Sr. DeTorres also believes God had a hand in her journey to the Eldridge Carmelites; the process of applying to the United States went so smoothly.
She arrived in Iowa on Feb. 3, 2006. Though initially startled by barren trees in winter weather, the woman who’d always wanted to live on a farm quickly came to appreciate the rural landscape surrounding the Eldridge Carmelites’ home. “When I saw the field across from the monastery, I felt like I was coming home.” And she says the Sisters “went out of their way to make me feel welcome.”
Since arriving, Sr. DeTorres says, she’s grown much in self-knowledge, especially in awareness of her capacity for love. “The more I live this life, the more I’m not thinking of myself, but of how I can help my community,” she says.
That spark for generosity reveals itself often in simple ways. “If I’m asked to wash the dishes, I do it with love.”

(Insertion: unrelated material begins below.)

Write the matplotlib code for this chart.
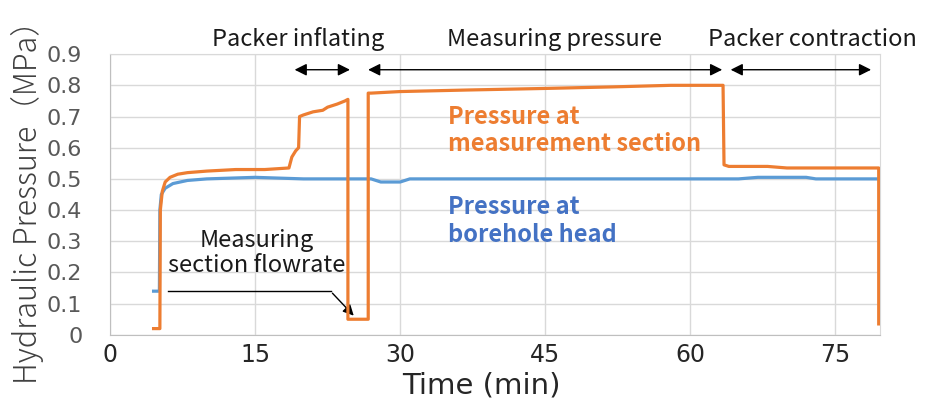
import matplotlib.pyplot as plt

# Data
t_section = [4.5, 5.15, 5.2, 5.4, 5.7, 6.2, 7, 8, 10, 13, 16, 18.5, 18.8, 19.2, 19.5, 19.6,
             20, 21, 22, 22.5, 23.5, 24.3, 24.6, 24.6, 26.7, 26.7, 27, 30, 37, 45, 52, 58,
             63.4, 63.5, 64, 68, 70, 75, 79.5, 79.5]
p_section = [0.02, 0.02, 0.40, 0.46, 0.49, 0.505, 0.515, 0.52, 0.525, 0.53, 0.53, 0.535,
             0.57, 0.59, 0.60, 0.70, 0.705, 0.715, 0.72, 0.73, 0.74, 0.75, 0.755, 0.05,
             0.05, 0.775, 0.775, 0.78, 0.785, 0.79, 0.795, 0.80, 0.80, 0.545, 0.54, 0.54,
             0.535, 0.535, 0.535, 0.035]

t_head = [4.5, 5.1, 5.15, 5.3, 5.7, 6.5, 8, 10, 15, 20, 25, 27, 28, 30, 31, 35, 45, 55,
          65, 67, 72, 73, 79.5]
p_head = [0.14, 0.14, 0.40, 0.45, 0.47, 0.485, 0.495, 0.50, 0.505, 0.50, 0.50, 0.50,
          0.49, 0.49, 0.50, 0.50, 0.50, 0.50, 0.50, 0.505, 0.505, 0.50, 0.50]

x_ticks = [0, 15, 30, 45, 60, 75]
y_ticks = [0, 0.1, 0.2, 0.3, 0.4, 0.5, 0.6, 0.7, 0.8, 0.9]
y_labels = ["0", "0.1", "0.2", "0.3", "0.4", "0.5", "0.6", "0.7", "0.8", "0.9"]

# stages: (label, arrow start, arrow end, label centre)
stages = [("Packer inflating", 18.8, 25.1, 19.4),
          ("Measuring pressure", 26.4, 63.6, 46.0),
          ("Packer contraction", 63.9, 79.0, 72.6)]

orange = "#ED7D31"
blue = "#5B9BD5"
jp = ["Noto Sans CJK JP", "DejaVu Sans"]

fig = plt.figure(figsize=(9.25, 4.01), dpi=100)
ax = fig.add_axes([0.119, 0.165, 0.832, 0.700])

ax.plot(t_head, p_head, color=blue, lw=2.3, zorder=3)
ax.plot(t_section, p_section, color=orange, lw=2.3, zorder=4)

ax.set_xlim(0, 79.6)
ax.set_ylim(0, 0.9)
ax.set_xticks(x_ticks)
ax.set_yticks(y_ticks)
ax.set_yticklabels(y_labels)
ax.grid(True, color="#D9D9D9", lw=1)
ax.set_axisbelow(True)
for s in ax.spines.values():
    s.set_color("#D9D9D9")
ax.spines["bottom"].set_color("#BFBFBF")
ax.spines["left"].set_color("#BFBFBF")
ax.tick_params(axis="y", length=0, labelsize=16, colors="#595959", pad=20)
ax.tick_params(axis="x", length=0, labelsize=17, colors="#262626", pad=6)

ax.set_xlabel("Time (min)", fontsize=21, color="#262626")
ax.xaxis.set_label_coords(0.482, -0.13)
ax.set_ylabel("Hydraulic Pressure（MPa）", fontsize=22, family=jp, fontweight="light",
              color="#404040", labelpad=2)

# stage arrows and labels
for name, t0, t1, tc in stages:
    ax.annotate("", xy=(t0, 0.85), xytext=(t1, 0.85),
                arrowprops=dict(arrowstyle="<|-|>", color="black", lw=1, mutation_scale=18),
                annotation_clip=False)
    ax.text(tc, 0.91, name, ha="center", va="bottom", fontsize=17,
            family=jp, color="#1a1a1a", clip_on=False)

ax.text(35, 0.655, "Pressure at\nmeasurement section", color=orange, fontsize=17,
        fontweight="bold", family=jp, ha="left", va="center", linespacing=1.15)
ax.text(35, 0.365, "Pressure at\nborehole head", color="#4472C4", fontsize=17,
        fontweight="bold", family=jp, ha="left", va="center", linespacing=1.2)

ax.text(15.2, 0.262, "Measuring\nsection flowrate", color="#1a1a1a", fontsize=17,
        family=jp, ha="center", va="center", linespacing=1.15)
ax.plot([6, 22.8], [0.14, 0.14], color="black", lw=1, zorder=5)
ax.annotate("", xy=(25.4, 0.055), xytext=(22.8, 0.14),
            arrowprops=dict(arrowstyle="-|>", color="black", lw=1, mutation_scale=16))

fig.savefig("out.png", dpi=100)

Sr. Loebig says the community is grateful for Sr. DeTorres’ contributions. “We appreciate Sister’s depth of understanding of the charism of Carmel involving prayer and community, her cheerful self-giving way of living community life, and her many skills,” she says.
Sr. DeTorres hopes to reflect God’s love in all her efforts, especially prayer. “I really believe prayer at least helps (those prayed for) feel the presence of God,” she says.
That belief guides her response to people who call the monastery with prayer requests. And “in the process of helping other people find God, I find God also.”
Sr. DeTorres believes her vocation is not necessarily God’s highest calling, but what she personally is called to. It’s the Holy Spirit’s work to push others who are called to religious vocations, she says.
But more people embracing God’s presence in their work is more important to her than more women taking vows of religious life. “Our life is prayer,” she says. “Whatever we do, when we put our heart into it, it’s prayer.”